REQUIRED WORK - Write out, word for word, the first line of the data below and every line after it through the one containing "const refCircularity = 1;".

DATA BLOCK -
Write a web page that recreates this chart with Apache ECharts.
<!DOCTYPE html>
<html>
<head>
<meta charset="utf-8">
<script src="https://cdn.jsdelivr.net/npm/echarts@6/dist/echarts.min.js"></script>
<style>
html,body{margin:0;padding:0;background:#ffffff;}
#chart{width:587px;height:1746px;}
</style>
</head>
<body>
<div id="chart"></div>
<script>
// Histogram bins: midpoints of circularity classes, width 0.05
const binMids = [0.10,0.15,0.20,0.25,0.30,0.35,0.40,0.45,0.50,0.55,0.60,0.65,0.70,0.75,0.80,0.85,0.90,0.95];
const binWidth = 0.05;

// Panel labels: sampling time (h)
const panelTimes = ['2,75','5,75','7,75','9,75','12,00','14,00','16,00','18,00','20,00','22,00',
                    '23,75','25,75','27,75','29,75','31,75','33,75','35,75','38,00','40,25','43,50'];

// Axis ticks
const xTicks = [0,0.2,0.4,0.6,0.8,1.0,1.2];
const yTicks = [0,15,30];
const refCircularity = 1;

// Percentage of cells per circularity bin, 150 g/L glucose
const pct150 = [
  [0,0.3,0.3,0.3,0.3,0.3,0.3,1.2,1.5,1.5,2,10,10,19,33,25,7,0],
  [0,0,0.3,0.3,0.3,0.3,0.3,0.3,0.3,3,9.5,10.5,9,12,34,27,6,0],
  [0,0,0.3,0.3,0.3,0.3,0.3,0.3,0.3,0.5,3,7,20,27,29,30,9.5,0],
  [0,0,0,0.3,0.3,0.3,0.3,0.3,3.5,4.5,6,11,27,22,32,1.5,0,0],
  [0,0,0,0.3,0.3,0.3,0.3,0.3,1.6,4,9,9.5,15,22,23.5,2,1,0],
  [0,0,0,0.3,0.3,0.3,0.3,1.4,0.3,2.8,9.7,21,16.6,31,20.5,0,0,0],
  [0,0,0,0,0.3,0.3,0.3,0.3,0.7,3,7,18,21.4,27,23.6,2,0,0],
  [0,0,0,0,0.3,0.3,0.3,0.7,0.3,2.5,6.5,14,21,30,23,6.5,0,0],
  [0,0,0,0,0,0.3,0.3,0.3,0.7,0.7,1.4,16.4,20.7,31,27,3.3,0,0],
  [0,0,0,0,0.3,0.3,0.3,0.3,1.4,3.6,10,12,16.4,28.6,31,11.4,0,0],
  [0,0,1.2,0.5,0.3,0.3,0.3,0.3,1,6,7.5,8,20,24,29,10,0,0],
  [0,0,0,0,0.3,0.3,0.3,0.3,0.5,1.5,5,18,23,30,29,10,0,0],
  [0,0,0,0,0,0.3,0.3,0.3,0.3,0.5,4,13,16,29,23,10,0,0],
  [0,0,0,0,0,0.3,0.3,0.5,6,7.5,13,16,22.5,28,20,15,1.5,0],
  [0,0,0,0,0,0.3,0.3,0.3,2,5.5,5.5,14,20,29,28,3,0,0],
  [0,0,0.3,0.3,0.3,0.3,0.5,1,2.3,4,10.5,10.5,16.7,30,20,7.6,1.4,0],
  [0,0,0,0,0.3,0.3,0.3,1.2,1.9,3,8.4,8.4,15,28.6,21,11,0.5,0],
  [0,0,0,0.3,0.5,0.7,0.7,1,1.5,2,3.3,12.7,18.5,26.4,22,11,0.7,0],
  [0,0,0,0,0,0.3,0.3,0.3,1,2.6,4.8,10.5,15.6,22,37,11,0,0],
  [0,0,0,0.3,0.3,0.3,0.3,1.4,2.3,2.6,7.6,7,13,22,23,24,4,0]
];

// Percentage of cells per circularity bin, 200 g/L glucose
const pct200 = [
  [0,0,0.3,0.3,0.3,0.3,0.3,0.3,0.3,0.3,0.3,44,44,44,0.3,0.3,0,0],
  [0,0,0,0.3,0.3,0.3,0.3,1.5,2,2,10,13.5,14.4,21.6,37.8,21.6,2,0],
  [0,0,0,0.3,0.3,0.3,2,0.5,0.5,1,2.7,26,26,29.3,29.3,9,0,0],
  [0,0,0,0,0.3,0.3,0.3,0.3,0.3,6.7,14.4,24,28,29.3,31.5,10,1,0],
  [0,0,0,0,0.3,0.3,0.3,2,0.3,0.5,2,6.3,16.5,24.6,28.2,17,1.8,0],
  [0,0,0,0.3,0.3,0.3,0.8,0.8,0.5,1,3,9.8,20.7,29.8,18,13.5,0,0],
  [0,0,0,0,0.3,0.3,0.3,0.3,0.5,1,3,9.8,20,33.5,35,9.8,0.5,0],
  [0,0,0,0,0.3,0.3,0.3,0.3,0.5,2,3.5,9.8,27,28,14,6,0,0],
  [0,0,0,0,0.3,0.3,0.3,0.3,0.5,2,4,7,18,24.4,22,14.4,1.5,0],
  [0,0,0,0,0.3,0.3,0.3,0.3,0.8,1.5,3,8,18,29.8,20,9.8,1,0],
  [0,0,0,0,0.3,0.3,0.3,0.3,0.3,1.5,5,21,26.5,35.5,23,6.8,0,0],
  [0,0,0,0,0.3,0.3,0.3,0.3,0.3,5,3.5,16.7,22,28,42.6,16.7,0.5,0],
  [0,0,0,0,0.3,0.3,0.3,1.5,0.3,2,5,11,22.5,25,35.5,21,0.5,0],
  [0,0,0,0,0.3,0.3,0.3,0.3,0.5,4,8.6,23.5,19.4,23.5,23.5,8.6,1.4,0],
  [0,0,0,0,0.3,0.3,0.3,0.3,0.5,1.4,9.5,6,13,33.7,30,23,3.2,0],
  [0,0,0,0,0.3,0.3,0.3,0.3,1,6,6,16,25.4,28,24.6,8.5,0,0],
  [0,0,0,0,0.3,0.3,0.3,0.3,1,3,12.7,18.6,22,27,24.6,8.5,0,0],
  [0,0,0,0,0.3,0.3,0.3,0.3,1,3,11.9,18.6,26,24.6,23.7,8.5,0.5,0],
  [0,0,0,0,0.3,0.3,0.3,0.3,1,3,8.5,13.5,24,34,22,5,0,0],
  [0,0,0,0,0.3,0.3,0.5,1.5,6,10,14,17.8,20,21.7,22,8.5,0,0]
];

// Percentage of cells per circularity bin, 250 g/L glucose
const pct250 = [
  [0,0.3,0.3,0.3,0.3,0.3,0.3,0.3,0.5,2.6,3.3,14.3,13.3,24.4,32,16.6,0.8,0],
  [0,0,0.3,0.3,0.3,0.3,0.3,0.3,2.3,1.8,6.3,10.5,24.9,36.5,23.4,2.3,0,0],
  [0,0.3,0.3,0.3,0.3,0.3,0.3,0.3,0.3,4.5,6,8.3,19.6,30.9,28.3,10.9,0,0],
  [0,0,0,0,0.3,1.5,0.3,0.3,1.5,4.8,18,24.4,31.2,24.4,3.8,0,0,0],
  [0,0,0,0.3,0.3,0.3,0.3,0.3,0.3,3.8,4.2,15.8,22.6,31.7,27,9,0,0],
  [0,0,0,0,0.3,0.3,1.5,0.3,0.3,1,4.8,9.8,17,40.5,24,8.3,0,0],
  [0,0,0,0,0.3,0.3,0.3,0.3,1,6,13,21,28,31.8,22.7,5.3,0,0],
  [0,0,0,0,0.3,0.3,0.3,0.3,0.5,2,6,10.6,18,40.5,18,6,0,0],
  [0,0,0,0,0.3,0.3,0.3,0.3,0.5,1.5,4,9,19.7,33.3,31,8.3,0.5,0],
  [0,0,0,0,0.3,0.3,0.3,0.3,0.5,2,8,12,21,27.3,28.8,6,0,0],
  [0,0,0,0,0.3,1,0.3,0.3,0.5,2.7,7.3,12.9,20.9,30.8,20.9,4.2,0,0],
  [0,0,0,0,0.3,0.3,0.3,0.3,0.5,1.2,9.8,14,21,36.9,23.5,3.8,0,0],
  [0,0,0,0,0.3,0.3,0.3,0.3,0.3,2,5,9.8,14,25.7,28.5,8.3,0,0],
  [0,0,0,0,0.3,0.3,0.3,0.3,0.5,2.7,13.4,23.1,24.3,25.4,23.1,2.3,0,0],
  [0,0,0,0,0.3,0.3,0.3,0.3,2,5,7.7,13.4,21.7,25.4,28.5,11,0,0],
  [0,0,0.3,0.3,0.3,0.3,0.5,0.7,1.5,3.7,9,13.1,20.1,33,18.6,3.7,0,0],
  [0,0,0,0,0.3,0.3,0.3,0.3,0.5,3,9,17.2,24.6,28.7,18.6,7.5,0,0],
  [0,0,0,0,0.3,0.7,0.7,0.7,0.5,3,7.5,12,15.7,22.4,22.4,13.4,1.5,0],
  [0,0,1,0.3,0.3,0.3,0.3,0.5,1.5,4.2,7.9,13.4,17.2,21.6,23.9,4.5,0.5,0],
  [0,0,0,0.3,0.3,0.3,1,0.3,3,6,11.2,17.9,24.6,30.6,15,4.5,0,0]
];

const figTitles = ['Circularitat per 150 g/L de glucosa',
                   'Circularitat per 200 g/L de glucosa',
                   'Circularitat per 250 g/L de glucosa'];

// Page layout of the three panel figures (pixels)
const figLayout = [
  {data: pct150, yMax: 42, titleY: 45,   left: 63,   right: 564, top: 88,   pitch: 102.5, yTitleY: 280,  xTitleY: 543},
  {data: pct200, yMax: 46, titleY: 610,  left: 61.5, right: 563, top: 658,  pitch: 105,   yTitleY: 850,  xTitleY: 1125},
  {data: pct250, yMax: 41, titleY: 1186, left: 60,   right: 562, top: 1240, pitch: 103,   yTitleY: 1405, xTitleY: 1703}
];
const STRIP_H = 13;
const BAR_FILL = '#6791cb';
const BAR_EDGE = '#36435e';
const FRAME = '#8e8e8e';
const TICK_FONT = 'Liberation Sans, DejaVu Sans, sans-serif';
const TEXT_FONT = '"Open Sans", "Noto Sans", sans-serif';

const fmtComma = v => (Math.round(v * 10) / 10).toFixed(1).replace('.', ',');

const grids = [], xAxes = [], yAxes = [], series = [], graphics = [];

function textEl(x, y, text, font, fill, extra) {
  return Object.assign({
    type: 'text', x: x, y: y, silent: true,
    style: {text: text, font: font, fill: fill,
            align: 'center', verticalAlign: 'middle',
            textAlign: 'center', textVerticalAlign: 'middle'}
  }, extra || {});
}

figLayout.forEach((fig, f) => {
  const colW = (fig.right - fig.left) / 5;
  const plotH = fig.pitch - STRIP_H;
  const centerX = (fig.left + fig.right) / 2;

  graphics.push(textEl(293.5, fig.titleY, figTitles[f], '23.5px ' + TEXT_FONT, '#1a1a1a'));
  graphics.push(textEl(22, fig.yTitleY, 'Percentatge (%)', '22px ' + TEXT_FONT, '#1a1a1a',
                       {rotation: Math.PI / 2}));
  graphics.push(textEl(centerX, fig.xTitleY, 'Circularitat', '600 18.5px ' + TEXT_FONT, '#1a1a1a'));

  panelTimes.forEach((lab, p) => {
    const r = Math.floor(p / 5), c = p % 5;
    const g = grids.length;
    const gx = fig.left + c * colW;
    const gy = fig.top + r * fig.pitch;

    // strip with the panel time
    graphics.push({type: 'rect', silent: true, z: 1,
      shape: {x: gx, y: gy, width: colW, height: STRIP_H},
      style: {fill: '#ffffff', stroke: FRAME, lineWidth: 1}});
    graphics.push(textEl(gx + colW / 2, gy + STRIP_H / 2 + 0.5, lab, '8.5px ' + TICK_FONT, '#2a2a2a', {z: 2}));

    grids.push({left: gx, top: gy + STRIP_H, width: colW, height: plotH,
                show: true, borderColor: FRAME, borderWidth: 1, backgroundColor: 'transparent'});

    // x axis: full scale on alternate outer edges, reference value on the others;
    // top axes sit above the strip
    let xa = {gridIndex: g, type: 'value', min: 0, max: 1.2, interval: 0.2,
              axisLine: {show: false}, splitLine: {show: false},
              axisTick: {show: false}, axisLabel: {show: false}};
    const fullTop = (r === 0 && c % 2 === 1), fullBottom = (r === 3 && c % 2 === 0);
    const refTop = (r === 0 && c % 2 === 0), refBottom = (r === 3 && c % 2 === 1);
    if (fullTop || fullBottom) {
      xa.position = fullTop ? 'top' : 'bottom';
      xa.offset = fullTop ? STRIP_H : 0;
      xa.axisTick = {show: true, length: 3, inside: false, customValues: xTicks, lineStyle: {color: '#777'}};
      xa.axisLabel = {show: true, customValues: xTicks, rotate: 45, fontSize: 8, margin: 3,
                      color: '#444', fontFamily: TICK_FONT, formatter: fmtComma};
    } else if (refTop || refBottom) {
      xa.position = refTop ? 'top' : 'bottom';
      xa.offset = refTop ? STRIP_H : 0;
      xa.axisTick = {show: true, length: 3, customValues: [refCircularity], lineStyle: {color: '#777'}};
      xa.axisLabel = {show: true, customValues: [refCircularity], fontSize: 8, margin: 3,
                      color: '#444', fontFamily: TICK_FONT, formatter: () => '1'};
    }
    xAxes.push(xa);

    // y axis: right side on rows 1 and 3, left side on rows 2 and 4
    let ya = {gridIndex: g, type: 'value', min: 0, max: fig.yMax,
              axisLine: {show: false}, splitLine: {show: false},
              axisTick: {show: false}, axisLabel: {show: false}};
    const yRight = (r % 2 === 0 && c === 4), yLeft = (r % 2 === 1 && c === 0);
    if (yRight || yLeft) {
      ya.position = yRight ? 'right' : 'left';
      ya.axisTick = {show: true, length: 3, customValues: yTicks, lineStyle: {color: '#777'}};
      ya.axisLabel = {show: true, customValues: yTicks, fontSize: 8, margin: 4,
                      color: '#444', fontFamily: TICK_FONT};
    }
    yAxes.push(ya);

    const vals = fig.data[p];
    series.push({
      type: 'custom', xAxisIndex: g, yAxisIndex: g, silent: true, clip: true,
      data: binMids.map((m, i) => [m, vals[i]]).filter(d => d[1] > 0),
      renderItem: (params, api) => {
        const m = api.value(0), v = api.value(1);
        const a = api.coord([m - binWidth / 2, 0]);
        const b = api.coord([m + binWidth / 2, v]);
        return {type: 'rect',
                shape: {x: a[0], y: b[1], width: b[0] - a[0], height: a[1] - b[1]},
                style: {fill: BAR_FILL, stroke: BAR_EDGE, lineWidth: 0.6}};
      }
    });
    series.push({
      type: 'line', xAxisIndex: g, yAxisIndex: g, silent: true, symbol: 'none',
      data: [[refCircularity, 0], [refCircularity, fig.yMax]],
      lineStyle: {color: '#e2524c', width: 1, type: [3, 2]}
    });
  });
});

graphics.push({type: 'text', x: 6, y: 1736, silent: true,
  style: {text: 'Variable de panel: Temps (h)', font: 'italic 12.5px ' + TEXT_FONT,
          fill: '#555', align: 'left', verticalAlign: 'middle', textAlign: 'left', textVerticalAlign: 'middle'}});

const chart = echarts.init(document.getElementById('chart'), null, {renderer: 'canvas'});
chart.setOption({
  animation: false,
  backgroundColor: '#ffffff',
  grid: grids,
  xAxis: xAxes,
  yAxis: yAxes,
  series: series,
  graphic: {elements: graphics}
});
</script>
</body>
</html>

SOLUTION -
Write a web page that recreates this chart with Apache ECharts.
<!DOCTYPE html>
<html>
<head>
<meta charset="utf-8">
<script src="https://cdn.jsdelivr.net/npm/echarts@6/dist/echarts.min.js"></script>
<style>
html,body{margin:0;padding:0;background:#ffffff;}
#chart{width:587px;height:1746px;}
</style>
</head>
<body>
<div id="chart"></div>
<script>
// Histogram bins: midpoints of circularity classes, width 0.05
const binMids = [0.10,0.15,0.20,0.25,0.30,0.35,0.40,0.45,0.50,0.55,0.60,0.65,0.70,0.75,0.80,0.85,0.90,0.95];
const binWidth = 0.05;

// Panel labels: sampling time (h)
const panelTimes = ['2,75','5,75','7,75','9,75','12,00','14,00','16,00','18,00','20,00','22,00',
                    '23,75','25,75','27,75','29,75','31,75','33,75','35,75','38,00','40,25','43,50'];

// Axis ticks
const xTicks = [0,0.2,0.4,0.6,0.8,1.0,1.2];
const yTicks = [0,15,30];
const refCircularity = 1;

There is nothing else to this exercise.